You can promote yourself without waiting for funding or the green light from a big label…
Yet the frustrating part of it is you’ve got so many more outlets and so many more ways to reach people. There’s so much more music being made, and there’s so many more people listening to music and absorbing music than ever before — all kinds of music. Yet it’s difficult to crack that mainstream. Terrestrial radio still kind of holds the hammer over everything, and that’s been a tough nut for a lot of people to crack. It’s a great thing on one hand, but it’s not so good on the other.
There’s so many people doing it the D.I.Y. way that it’s tough to stand out because there’s so much music.
That’s probably so, but look at the opportunity you’ve got to reach so many more people. You sit on your couch with a guitar and strum a song, and by the end of the week 20 million or more people have seen it. That would’ve been straight out of Buck Rogers back in my day.
When you talk about the old way, I’m thinking like in Coal Miner’s Daughter, when Loretta and her husband go from radio station to radio station to beg them to take the record and hopefully get to sing or speak on-air.
I’ve done that. We’ve all done it.
When you were doing that, did you have a network of radio colleagues already?

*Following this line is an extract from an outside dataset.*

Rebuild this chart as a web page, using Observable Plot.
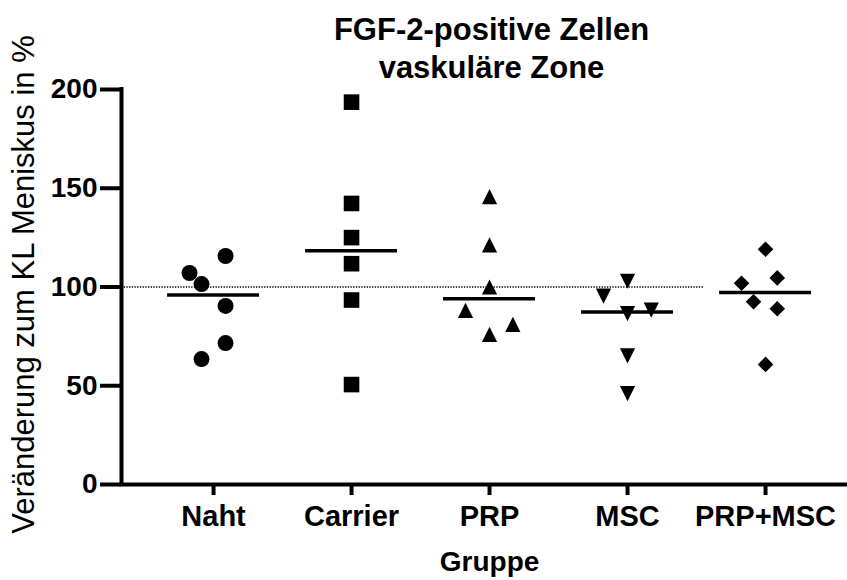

Yes I did, really. Coming out of radio, I knew a lot of them when I was in radio, and a lot of them stayed in radio. They weren’t trying to be artists or anything. I had that understanding, as I said a while ago, of what radio was and the people. Shoot, I’d go on vacation with my wife. At the same time I’d pack a bathing suit, I’d pack a box of records. Riding down the road, if I saw a radio tower, I’d pull into the parking lot and go in the radio station and give them one of my records. That was part of it. Maybe that’s the reason my wife divorced me. I don’t know.